Buyers Are Being Forced to Adapt
Faced with these challenges, buyers are adjusting their strategies in ways that reflect just how difficult the market has become.
Many are delaying homeownership altogether, choosing to rent longer while they save or wait for better conditions. Others are compromising—purchasing smaller homes, moving farther from city centers, or settling for properties that need renovation.
Even those who successfully buy often do so under financial strain. In some cases, monthly housing payments are dramatically higher than previous rent, forcing households to rethink budgets and long-term financial plans.
There is also a growing reliance on family support, whether through down payment assistance or co-signing arrangements, highlighting how access to homeownership is increasingly tied to financial resources and family wealth.
A Market That Favors the Wealthy
One of the most significant consequences of this trend is how it is reshaping who can participate in the housing market.
As affordability declines, higher-income and cash buyers are gaining a larger share of home purchases, while middle- and lower-income buyers are being pushed out.
This shift is contributing to a more unequal housing landscape, where homeownership—long seen as a key pathway to wealth—is becoming harder to access for a growing segment of the population.
Over time, this could have broader economic and social implications, including reduced mobility and widening wealth gaps.
Why the Problem Isn’t Going Away Soon
The “new homeowner penalty” is not expected to disappear quickly.
Even if mortgage rates decline, many experts believe that affordability challenges will persist due to limited housing supply and elevated home prices.

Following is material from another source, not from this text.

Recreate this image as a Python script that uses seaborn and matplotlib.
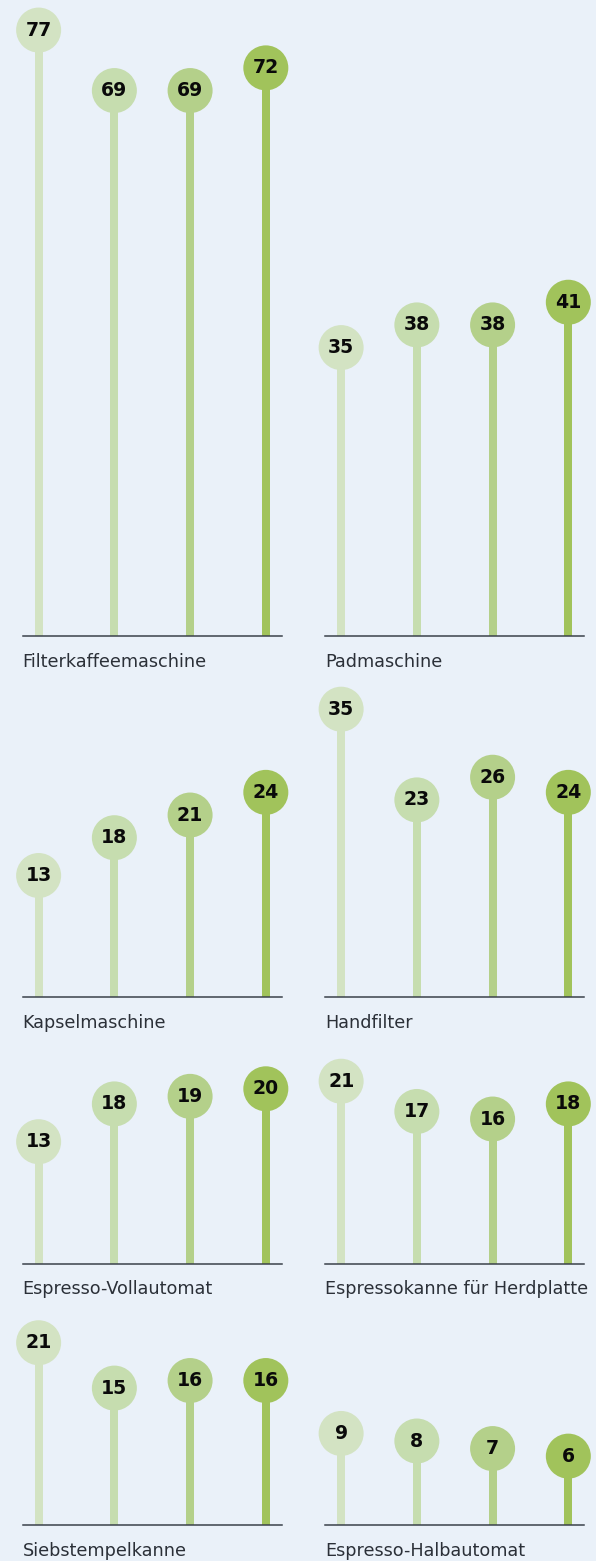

In fact, lower rates can sometimes push prices higher, offsetting any potential savings for new buyers.
At its core, the issue comes back to supply. Without a significant increase in housing construction—especially at entry-level price points—the imbalance between supply and demand is likely to continue.
Policy solutions, such as zoning reform and incentives for building, could help over time. But those changes take years to have a meaningful impact.